Total return measures the full investment result, including both income and price appreciation.
Here is a simple comparison:
| Stock | Dividend Yield | 1-Year Price Change | Approximate Total Return |
|---|---|---|---|
| Stock A | 4% | -10% | -6% |
| Stock B | 1.5% | 12% | 13.5% |
This shows why dividend yield should not be the only factor in choosing investments.
Should Beginners Focus on Dividend Stocks?
Dividend stocks can be a good part of a portfolio, but they should fit the investor’s goal.
A beginner interested in income may naturally pay more attention to dividend yield. A beginner focused on long-term growth may care less about current dividends and more about diversification and total return.

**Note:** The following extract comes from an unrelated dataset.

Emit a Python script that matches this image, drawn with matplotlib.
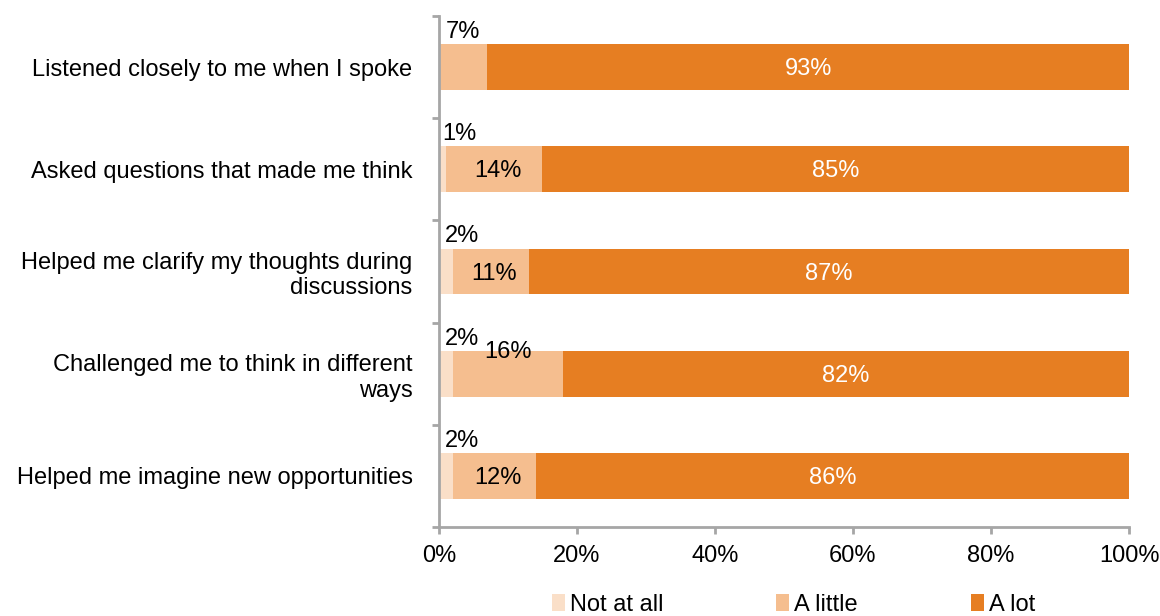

Many investors choose a balanced approach by using:
- Broad index funds
- Dividend ETFs
- Blue-chip dividend stocks
- Growth investments alongside income investments
There is no rule saying every beginner must focus on dividends. But understanding dividend yield helps investors make smarter choices when comparing income-producing investments.
Final Thoughts
Dividend yield is one of the most useful basic metrics for understanding income from a stock. It tells you how much annual dividend income a company pays relative to its share price, expressed as a percentage. For beginners, it can be a helpful way to compare dividend-paying stocks and funds.
But dividend yield should always be viewed in context. A high yield can be attractive, but it can also be a warning sign. A lower yield may come from a stronger company with better long-term growth and dividend safety.
The most important thing is to understand that dividend yield is not a shortcut to finding the best investment. It is simply one tool among many.
For beginner investors in the United States, learning how dividend yield works is a smart step toward understanding income investing, evaluating dividend stocks, and building a more informed long-term portfolio.